%%
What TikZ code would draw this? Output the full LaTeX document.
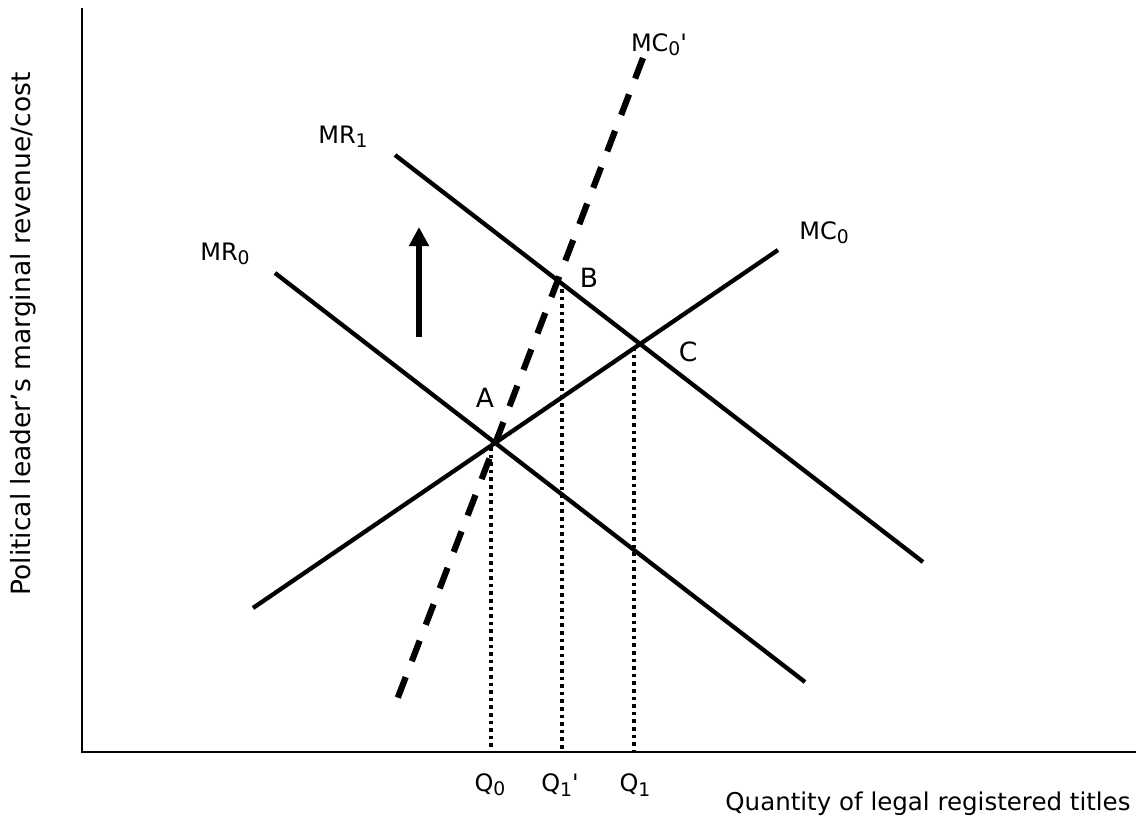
\documentclass[tikz,border=0pt]{standalone}
\usepackage{fontspec}
\setmainfont{DejaVu Sans}
\usetikzlibrary{arrows.meta}
\newcommand\lsub[1]{\raisebox{-0.32ex}{\scalebox{0.78}{#1}}}
\begin{document}
\begin{tikzpicture}[x=1pt,y=-1pt,
  lbl/.style={inner sep=0pt,font=\fontsize{24}{28}\selectfont},
  ptlbl/.style={inner sep=0pt,font=\fontsize{26.5}{30}\selectfont},
  axisline/.style={line width=2.5pt},
  curve/.style={line width=4.3pt},
  dcurve/.style={line width=6.2pt,dash pattern=on 22pt off 17pt},
  dotline/.style={line width=3.6pt,dash pattern=on 3.6pt off 4pt},
  shiftarrow/.style={line width=6pt,-{Triangle[width=19pt,length=19pt]}}]
\useasboundingbox (0,0) rectangle (1144,825);
% axes
\coordinate (O) at (82,752);
\coordinate (ytop) at (82,8);
\coordinate (xend) at (1136,752);
\draw[axisline] (ytop) -- (O) -- (xend);
% curves
\coordinate (mr0a) at (275,273); \coordinate (mr0b) at (805,682);
\coordinate (mr1a) at (395,155); \coordinate (mr1b) at (923,562);
\coordinate (mc0a) at (253,608); \coordinate (mc0b) at (778,250);
\coordinate (mcpa) at (395,705); \coordinate (mcpb) at (643,58);
\draw[curve] (mr0a) -- (mr0b);
\draw[curve] (mr1a) -- (mr1b);
\draw[curve] (mc0a) -- (mc0b);
\draw[dcurve] (mcpb) -- (mcpa);
% dotted drops
\coordinate (qa) at (491,447);
\coordinate (qb) at (562,289);
\coordinate (qc) at (634,347);
\draw[dotline] (qa) -- (qa |- O);
\draw[dotline] (qb) -- (qb |- O);
\draw[dotline] (qc) -- (qc |- O);
% shift arrow
\coordinate (arrS) at (419,337);
\coordinate (arrE) at (419,227);
\draw[shiftarrow] (arrS) -- (arrE);
% labels
\node[lbl] (lmr1) at (343,137) {MR\lsub{1}};
\node[lbl] (lmr0) at (225,254) {MR\lsub{0}};
\node[lbl] (lmcp) at (659,45) {MC\lsub{0}\textquotesingle};
\node[lbl] (lmc0) at (824,233) {MC\lsub{0}};
\node[ptlbl] (lA) at (485,398) {A};
\node[ptlbl] (lB) at (589,278) {B};
\node[ptlbl] (lC) at (688,352) {C};
\node[lbl] (lq0) at (490,785) {Q\lsub{0}};
\node[lbl] (lq1p) at (560,785) {Q\lsub{1}\textquotesingle};
\node[lbl] (lq1) at (635,785) {Q\lsub{1}};
\node[lbl,font=\fontsize{24.5}{28}\selectfont] (xlab) at (928,804) {Quantity of legal registered titles};
\node[lbl,rotate=90,font=\fontsize{26.5}{30}\selectfont] (ylab) at (23,334) {Political leader’s marginal revenue/cost};
\end{tikzpicture}
\end{document}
%%
Problem details
Skip the images and write out the rest of the listing exactly.

Written response
What TikZ code would draw this? Output the full LaTeX document.
\documentclass[tikz,border=0pt]{standalone}
\usepackage{fontspec}
\setmainfont{DejaVu Sans}
\usetikzlibrary{arrows.meta}
\newcommand\lsub[1]{\raisebox{-0.32ex}{\scalebox{0.78}{#1}}}
\begin{document}
\begin{tikzpicture}[x=1pt,y=-1pt,
  lbl/.style={inner sep=0pt,font=\fontsize{24}{28}\selectfont},
  ptlbl/.style={inner sep=0pt,font=\fontsize{26.5}{30}\selectfont},
  axisline/.style={line width=2.5pt},
  curve/.style={line width=4.3pt},
  dcurve/.style={line width=6.2pt,dash pattern=on 22pt off 17pt},
  dotline/.style={line width=3.6pt,dash pattern=on 3.6pt off 4pt},
  shiftarrow/.style={line width=6pt,-{Triangle[width=19pt,length=19pt]}}]
\useasboundingbox (0,0) rectangle (1144,825);
% axes
\coordinate (O) at (82,752);
\coordinate (ytop) at (82,8);
\coordinate (xend) at (1136,752);
\draw[axisline] (ytop) -- (O) -- (xend);
% curves
\coordinate (mr0a) at (275,273); \coordinate (mr0b) at (805,682);
\coordinate (mr1a) at (395,155); \coordinate (mr1b) at (923,562);
\coordinate (mc0a) at (253,608); \coordinate (mc0b) at (778,250);
\coordinate (mcpa) at (395,705); \coordinate (mcpb) at (643,58);
\draw[curve] (mr0a) -- (mr0b);
\draw[curve] (mr1a) -- (mr1b);
\draw[curve] (mc0a) -- (mc0b);
\draw[dcurve] (mcpb) -- (mcpa);
% dotted drops
\coordinate (qa) at (491,447);
\coordinate (qb) at (562,289);
\coordinate (qc) at (634,347);
\draw[dotline] (qa) -- (qa |- O);
\draw[dotline] (qb) -- (qb |- O);
\draw[dotline] (qc) -- (qc |- O);
% shift arrow
\coordinate (arrS) at (419,337);
\coordinate (arrE) at (419,227);
\draw[shiftarrow] (arrS) -- (arrE);
% labels
\node[lbl] (lmr1) at (343,137) {MR\lsub{1}};
\node[lbl] (lmr0) at (225,254) {MR\lsub{0}};
\node[lbl] (lmcp) at (659,45) {MC\lsub{0}\textquotesingle};
\node[lbl] (lmc0) at (824,233) {MC\lsub{0}};
\node[ptlbl] (lA) at (485,398) {A};
\node[ptlbl] (lB) at (589,278) {B};
\node[ptlbl] (lC) at (688,352) {C};
\node[lbl] (lq0) at (490,785) {Q\lsub{0}};
\node[lbl] (lq1p) at (560,785) {Q\lsub{1}\textquotesingle};
\node[lbl] (lq1) at (635,785) {Q\lsub{1}};
\node[lbl,font=\fontsize{24.5}{28}\selectfont] (xlab) at (928,804) {Quantity of legal registered titles};
\node[lbl,rotate=90,font=\fontsize{26.5}{30}\selectfont] (ylab) at (23,334) {Political leader’s marginal revenue/cost};
\end{tikzpicture}
\end{document}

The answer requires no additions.